K. J. McElrath, Musicologist for JazzStandards.com explains it this way: "Called the ultimate love song, Garner wrote Misty in the 32-bar A1-A2-B-A2 form with no verse... The chord progression of section A is actually quite similar to that of Cherokee (I v7 I7 IV iv I vi ii7 V7) until measure 6 (while the ii7 V7 in measure six would work in the latter tune, its ii iii7(b5) turnaround would clash badly with the melodic pitches of the present tune).

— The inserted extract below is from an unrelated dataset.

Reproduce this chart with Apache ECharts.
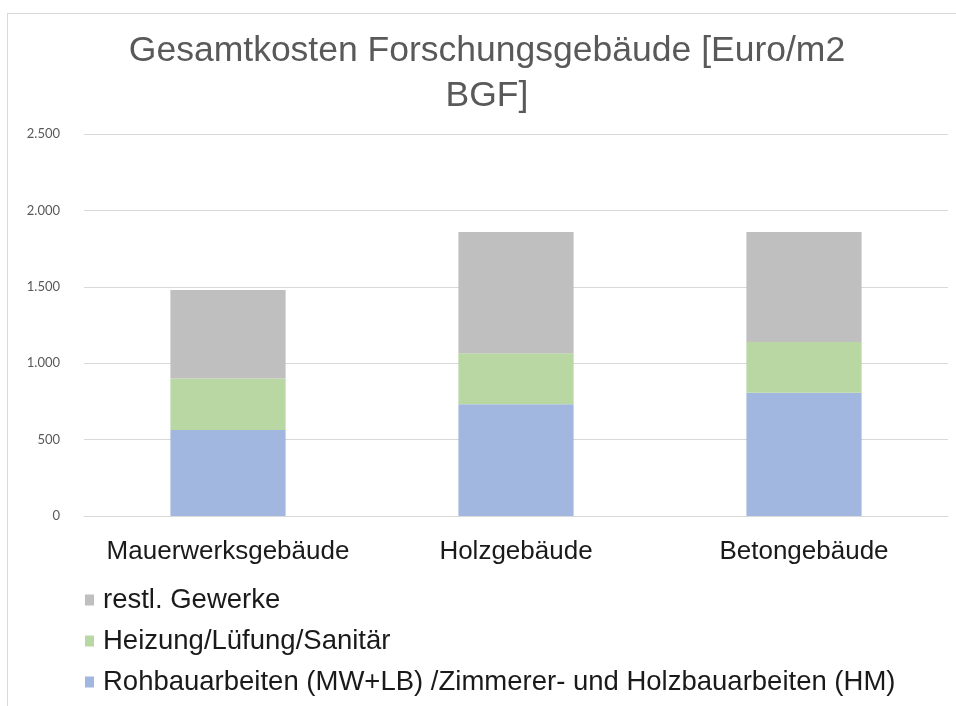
<!DOCTYPE html>
<html>
<head>
<meta charset="utf-8">
<script src="https://cdn.jsdelivr.net/npm/echarts@6/dist/echarts.min.js"></script>
<style>
  html, body { margin: 0; padding: 0; background: #fff; overflow: hidden; }
  #frame { position: absolute; left: 7px; top: 13px; width: 960px; height: 720px;
           border-left: 1px solid #d9d9d9; border-top: 1px solid #d9d9d9; }
  #chart { position: absolute; left: 0; top: 0; width: 956px; height: 706px; }
</style>
</head>
<body>
<div id="frame"></div>
<div id="chart"></div>
<script>
const categories = ['Mauerwerksgebäude', 'Holzgebäude', 'Betongebäude'];
const rohbau = [563, 731, 807];
const heizung = [337, 334, 332];
const restl = [579, 794, 720];
const seriesNames = [
  'Rohbauarbeiten (MW+LB) /Zimmerer- und Holzbauarbeiten (HM)',
  'Heizung/Lüfung/Sanitär',
  'restl. Gewerke'
];
const yTicks = [0, 500, 1000, 1500, 2000, 2500];

const chart = echarts.init(document.getElementById('chart'), null, { renderer: 'canvas' });

// German thousands separator
function fmt(v) {
  return String(v).replace(/\B(?=(\d{3})+(?!\d))/g, '.');
}

const barCommon = { type: 'bar', stack: 'total', barWidth: '40%' };

chart.setOption({
  animation: false,
  title: {
    text: 'Gesamtkosten Forschungsgebäude [Euro/m2\nBGF]',
    left: 487,
    textAlign: 'center',
    top: 29,
    padding: 0,
    textStyle: {
      fontFamily: '"Liberation Sans", Arial, sans-serif',
      fontWeight: 'normal',
      fontSize: 35.5,
      lineHeight: 45,
      color: '#595959'
    }
  },
  grid: { left: 84, right: 8, top: 134, bottom: 190, containLabel: false },
  xAxis: {
    type: 'category',
    data: categories,
    axisLine: { show: true, lineStyle: { color: '#d9d9d9' } },
    axisTick: { show: false },
    axisLabel: {
      interval: 0,
      fontFamily: '"Liberation Sans", Arial, sans-serif',
      fontSize: 26,
      color: '#1a1a1a',
      margin: 23
    }
  },
  yAxis: {
    type: 'value',
    min: yTicks[0],
    max: yTicks[yTicks.length - 1],
    interval: 500,
    axisLine: { show: false },
    axisTick: { show: false },
    splitLine: { lineStyle: { color: '#d9d9d9', width: 1 } },
    axisLabel: {
      formatter: fmt,
      fontFamily: 'Lato, "Open Sans", sans-serif',
      fontSize: 13,
      color: '#595959',
      margin: 24
    }
  },
  legend: {
    orient: 'vertical',
    left: 80,
    top: 581,
    itemGap: 13,
    itemWidth: 9,
    itemHeight: 11,
    icon: 'rect',
    data: [seriesNames[2], seriesNames[1], seriesNames[0]],
    textStyle: {
      fontFamily: '"Liberation Sans", Arial, sans-serif',
      fontSize: 27.5,
      color: '#1a1a1a',
      padding: [0, 0, 0, 4]
    }
  },
  series: [
    Object.assign({}, barCommon, { name: seriesNames[0], data: rohbau, itemStyle: { color: '#a1b7e0' } }),
    Object.assign({}, barCommon, { name: seriesNames[1], data: heizung, itemStyle: { color: '#b8d7a2' } }),
    Object.assign({}, barCommon, { name: seriesNames[2], data: restl, itemStyle: { color: '#bfbfbf' } })
  ]
});
</script>
</body>
</html>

The first ending uses a lovely delaying, circle-of-fifths cadence starting on III7 (G7(b5) in the original key) before returning to the tonic for the second A.
Section B begins with a fairly orthodox harmonic progression v I7 iv, in which the I7 functions as a V7of the new subdominant key (in the original key, Eb modulating to Ab). But then the IV chord (Ab) is followed by a minor 7th chord a half step higher. Aural experience tells our ears to expect this Am7, which is followed by a D7, to be a ii7 V7 sequence to G major or G minor. Instead, Garner surprises us once again by a deceptive resolution to Cm, the vi of the original tonic of Eb. From there, its an easy modulation back to the tonic (but what a fascinating detour!)."